═══ DATA SECTION ═══
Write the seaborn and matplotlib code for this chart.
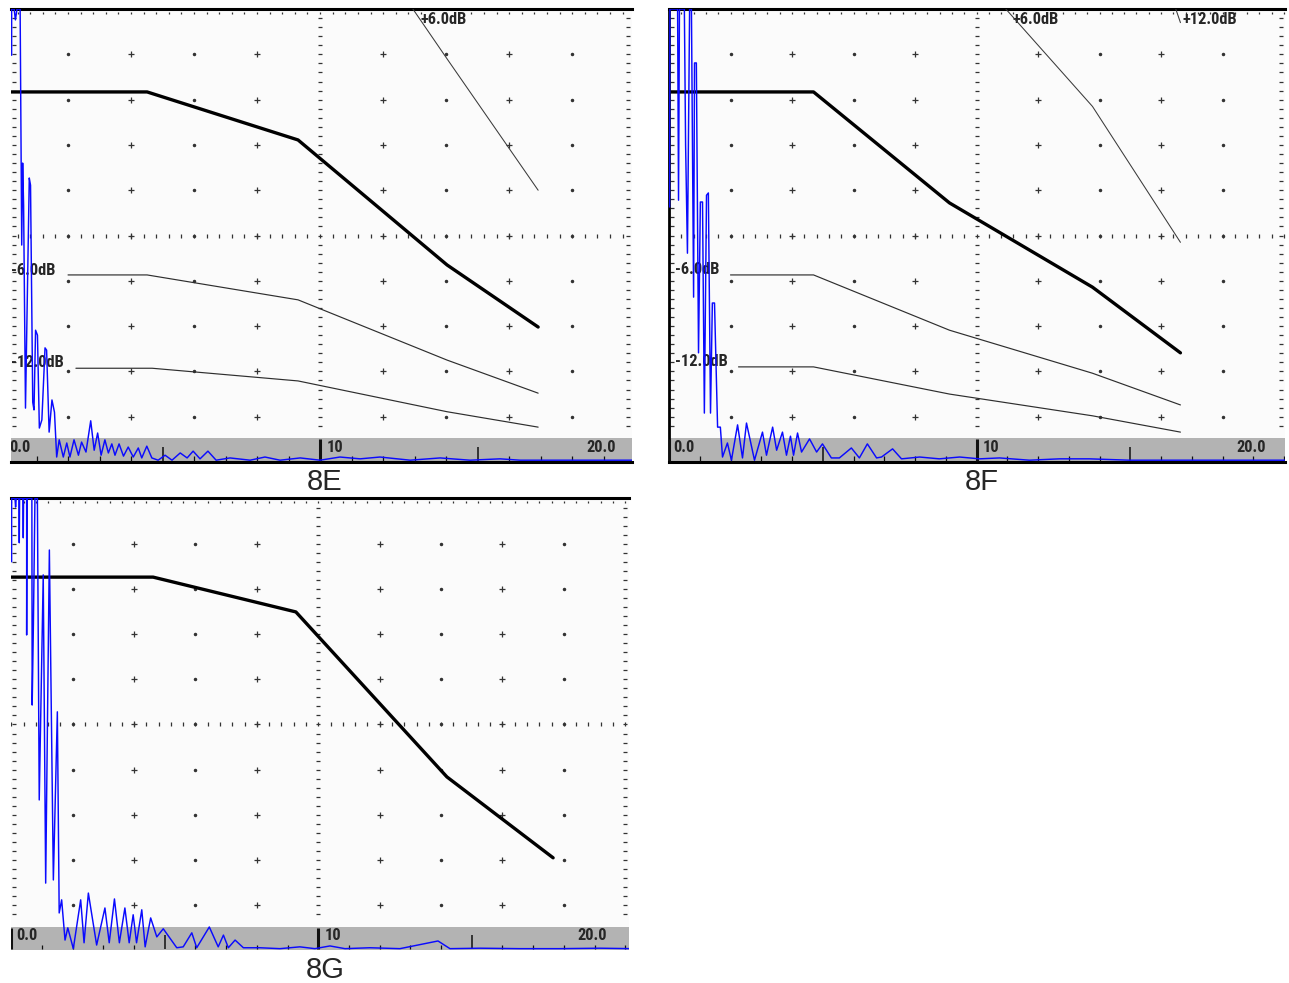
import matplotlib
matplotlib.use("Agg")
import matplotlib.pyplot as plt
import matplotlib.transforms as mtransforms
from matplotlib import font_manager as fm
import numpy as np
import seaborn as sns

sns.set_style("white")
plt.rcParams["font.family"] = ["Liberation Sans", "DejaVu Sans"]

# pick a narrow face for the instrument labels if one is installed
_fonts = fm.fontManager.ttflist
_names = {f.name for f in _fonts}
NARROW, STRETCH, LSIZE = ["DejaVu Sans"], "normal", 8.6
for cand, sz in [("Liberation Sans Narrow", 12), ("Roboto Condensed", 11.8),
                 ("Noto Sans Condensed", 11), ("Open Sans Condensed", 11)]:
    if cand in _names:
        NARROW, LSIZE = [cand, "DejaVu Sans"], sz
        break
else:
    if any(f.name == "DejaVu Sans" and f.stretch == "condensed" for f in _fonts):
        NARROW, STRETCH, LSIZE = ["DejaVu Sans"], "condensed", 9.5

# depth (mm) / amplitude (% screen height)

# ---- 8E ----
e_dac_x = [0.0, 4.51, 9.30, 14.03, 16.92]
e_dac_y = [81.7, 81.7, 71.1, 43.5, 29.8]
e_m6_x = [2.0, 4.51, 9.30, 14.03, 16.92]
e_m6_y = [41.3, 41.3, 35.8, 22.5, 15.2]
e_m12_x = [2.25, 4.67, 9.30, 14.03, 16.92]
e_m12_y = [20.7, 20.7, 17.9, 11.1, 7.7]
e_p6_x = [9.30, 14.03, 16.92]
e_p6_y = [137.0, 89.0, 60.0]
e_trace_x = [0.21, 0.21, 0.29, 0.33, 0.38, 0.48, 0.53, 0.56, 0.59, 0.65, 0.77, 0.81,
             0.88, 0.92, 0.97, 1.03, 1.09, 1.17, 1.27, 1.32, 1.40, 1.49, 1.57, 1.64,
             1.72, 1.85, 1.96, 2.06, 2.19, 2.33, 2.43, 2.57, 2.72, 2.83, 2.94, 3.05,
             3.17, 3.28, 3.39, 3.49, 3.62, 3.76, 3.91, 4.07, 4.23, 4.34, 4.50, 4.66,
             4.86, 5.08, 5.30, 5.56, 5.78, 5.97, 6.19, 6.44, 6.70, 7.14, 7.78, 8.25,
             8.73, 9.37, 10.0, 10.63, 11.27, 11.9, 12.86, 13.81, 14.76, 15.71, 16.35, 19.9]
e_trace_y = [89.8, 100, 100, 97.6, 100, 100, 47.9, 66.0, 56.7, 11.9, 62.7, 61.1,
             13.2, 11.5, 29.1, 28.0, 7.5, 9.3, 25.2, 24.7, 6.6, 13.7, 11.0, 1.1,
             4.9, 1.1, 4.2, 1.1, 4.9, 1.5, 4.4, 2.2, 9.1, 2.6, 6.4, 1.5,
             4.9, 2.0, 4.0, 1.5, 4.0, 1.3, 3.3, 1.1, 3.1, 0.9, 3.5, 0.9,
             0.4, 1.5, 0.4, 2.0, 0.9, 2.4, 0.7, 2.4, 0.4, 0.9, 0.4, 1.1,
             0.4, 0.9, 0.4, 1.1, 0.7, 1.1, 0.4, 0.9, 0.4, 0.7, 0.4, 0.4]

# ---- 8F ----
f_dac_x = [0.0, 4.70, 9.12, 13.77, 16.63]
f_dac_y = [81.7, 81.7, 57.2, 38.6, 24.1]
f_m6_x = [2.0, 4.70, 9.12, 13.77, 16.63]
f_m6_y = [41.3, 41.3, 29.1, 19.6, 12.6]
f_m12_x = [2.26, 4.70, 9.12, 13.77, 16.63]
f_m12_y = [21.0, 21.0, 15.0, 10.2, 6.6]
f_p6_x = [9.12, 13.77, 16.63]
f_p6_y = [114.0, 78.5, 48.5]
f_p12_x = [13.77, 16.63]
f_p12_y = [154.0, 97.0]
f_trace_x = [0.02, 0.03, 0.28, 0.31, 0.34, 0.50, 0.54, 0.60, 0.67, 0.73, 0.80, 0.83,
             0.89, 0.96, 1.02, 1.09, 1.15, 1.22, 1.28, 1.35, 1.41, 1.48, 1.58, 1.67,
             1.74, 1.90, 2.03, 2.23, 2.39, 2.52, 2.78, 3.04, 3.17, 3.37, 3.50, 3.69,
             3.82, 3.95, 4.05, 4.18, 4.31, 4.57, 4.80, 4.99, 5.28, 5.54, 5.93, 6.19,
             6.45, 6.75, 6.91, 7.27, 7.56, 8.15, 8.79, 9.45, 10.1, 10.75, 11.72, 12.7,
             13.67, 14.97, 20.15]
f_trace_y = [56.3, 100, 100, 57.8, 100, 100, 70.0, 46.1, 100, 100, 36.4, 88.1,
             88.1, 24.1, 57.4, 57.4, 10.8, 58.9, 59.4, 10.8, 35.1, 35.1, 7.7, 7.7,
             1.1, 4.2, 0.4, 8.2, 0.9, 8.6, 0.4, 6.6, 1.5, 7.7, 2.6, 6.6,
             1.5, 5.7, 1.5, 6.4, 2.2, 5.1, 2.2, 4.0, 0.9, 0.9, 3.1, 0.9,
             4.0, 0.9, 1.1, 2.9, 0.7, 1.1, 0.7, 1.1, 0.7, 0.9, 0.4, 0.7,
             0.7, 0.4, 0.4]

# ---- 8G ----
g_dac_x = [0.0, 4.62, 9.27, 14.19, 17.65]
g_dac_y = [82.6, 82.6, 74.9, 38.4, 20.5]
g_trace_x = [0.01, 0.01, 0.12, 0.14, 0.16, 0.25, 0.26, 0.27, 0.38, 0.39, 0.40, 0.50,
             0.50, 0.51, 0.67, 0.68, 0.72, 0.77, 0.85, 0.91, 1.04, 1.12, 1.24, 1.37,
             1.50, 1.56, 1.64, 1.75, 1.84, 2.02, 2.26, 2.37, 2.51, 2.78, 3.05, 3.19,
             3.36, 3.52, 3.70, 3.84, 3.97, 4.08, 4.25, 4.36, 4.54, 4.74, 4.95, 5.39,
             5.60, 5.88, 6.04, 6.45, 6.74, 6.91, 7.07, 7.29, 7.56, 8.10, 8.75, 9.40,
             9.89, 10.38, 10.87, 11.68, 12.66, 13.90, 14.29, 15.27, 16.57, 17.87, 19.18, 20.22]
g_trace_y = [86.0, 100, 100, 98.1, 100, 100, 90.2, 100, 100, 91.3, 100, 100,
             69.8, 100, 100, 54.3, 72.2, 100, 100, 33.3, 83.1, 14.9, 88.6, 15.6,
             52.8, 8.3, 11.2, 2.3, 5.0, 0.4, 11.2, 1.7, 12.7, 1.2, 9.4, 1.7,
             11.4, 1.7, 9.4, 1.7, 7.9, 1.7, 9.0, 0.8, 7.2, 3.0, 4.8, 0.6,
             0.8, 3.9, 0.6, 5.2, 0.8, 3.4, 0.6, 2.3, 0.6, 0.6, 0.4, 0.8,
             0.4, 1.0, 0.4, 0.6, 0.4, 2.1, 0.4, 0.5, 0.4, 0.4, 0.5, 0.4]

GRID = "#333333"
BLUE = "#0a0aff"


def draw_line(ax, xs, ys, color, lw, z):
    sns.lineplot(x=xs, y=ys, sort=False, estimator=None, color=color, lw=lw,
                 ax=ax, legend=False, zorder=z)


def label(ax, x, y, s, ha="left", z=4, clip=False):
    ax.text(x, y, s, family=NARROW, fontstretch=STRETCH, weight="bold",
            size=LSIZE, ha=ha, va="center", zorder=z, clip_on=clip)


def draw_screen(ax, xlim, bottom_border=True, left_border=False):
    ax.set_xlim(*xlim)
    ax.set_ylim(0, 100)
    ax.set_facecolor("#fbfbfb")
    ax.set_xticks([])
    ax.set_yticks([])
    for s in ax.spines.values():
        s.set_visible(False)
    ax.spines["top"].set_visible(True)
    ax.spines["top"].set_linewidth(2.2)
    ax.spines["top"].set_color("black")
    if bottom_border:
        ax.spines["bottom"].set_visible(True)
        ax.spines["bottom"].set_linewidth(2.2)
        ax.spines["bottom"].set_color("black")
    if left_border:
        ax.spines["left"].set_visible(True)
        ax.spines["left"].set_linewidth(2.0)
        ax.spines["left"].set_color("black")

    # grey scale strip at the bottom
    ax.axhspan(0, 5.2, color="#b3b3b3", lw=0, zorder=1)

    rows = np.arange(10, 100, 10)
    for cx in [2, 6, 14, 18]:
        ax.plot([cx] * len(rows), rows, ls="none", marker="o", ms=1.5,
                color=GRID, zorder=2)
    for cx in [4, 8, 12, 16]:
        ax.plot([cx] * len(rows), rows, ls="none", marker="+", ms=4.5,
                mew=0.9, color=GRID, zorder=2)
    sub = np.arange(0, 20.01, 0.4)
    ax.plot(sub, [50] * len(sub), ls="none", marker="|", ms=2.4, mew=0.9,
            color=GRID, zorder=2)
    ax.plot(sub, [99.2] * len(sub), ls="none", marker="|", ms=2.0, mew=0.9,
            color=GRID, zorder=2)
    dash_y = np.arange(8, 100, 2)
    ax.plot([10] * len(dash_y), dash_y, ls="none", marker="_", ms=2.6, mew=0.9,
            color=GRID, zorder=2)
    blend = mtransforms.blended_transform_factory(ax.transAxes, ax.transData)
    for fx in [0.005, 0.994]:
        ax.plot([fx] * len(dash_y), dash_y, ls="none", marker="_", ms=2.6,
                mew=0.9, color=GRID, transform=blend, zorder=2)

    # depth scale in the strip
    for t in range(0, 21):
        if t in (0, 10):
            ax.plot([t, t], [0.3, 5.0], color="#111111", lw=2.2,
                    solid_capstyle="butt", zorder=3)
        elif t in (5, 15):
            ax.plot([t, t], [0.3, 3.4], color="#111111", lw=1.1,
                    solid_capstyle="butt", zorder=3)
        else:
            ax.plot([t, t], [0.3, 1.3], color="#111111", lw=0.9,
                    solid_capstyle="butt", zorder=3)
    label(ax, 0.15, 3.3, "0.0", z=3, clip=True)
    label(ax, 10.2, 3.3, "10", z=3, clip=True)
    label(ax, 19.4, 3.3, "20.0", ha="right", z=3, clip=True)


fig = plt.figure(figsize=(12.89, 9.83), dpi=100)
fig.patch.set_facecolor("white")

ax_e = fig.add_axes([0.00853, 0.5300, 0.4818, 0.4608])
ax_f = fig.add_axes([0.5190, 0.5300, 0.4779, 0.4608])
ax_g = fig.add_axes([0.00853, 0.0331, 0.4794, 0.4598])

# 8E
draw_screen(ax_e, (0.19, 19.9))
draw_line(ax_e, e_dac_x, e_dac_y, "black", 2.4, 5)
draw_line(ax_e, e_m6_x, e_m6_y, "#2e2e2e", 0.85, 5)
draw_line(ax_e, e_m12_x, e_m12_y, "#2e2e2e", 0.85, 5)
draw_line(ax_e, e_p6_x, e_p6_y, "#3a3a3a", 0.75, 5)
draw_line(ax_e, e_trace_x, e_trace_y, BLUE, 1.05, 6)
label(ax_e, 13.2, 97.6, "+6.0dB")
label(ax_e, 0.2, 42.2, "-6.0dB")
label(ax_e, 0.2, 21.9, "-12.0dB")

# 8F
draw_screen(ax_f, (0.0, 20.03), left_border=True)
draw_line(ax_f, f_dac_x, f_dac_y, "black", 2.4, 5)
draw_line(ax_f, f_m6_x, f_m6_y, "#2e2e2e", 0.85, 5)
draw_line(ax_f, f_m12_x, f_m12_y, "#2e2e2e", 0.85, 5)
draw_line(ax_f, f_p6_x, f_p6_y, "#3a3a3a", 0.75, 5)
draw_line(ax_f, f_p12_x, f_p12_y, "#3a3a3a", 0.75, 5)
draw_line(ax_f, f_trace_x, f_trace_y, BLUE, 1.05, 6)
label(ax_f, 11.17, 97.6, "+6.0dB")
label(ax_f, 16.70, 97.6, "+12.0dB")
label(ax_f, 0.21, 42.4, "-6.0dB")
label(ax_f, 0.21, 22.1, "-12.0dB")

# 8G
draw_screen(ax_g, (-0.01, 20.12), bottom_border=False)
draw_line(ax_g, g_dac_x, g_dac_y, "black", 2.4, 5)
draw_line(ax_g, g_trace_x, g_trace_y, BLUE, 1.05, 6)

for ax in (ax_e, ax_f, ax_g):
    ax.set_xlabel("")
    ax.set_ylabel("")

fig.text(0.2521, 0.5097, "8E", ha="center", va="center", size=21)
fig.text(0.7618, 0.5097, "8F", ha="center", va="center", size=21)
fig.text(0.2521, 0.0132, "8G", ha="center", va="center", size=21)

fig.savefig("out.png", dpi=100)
═══
# SET PROBLEM:
Repeat the lines above, starting at the first and stopping after the line that holds "# depth (mm) / amplitude (% screen height)", with the pictures left out.

# RIGHT ANSWER:
Write the seaborn and matplotlib code for this chart.
import matplotlib
matplotlib.use("Agg")
import matplotlib.pyplot as plt
import matplotlib.transforms as mtransforms
from matplotlib import font_manager as fm
import numpy as np
import seaborn as sns

sns.set_style("white")
plt.rcParams["font.family"] = ["Liberation Sans", "DejaVu Sans"]

# pick a narrow face for the instrument labels if one is installed
_fonts = fm.fontManager.ttflist
_names = {f.name for f in _fonts}
NARROW, STRETCH, LSIZE = ["DejaVu Sans"], "normal", 8.6
for cand, sz in [("Liberation Sans Narrow", 12), ("Roboto Condensed", 11.8),
                 ("Noto Sans Condensed", 11), ("Open Sans Condensed", 11)]:
    if cand in _names:
        NARROW, LSIZE = [cand, "DejaVu Sans"], sz
        break
else:
    if any(f.name == "DejaVu Sans" and f.stretch == "condensed" for f in _fonts):
        NARROW, STRETCH, LSIZE = ["DejaVu Sans"], "condensed", 9.5

# depth (mm) / amplitude (% screen height)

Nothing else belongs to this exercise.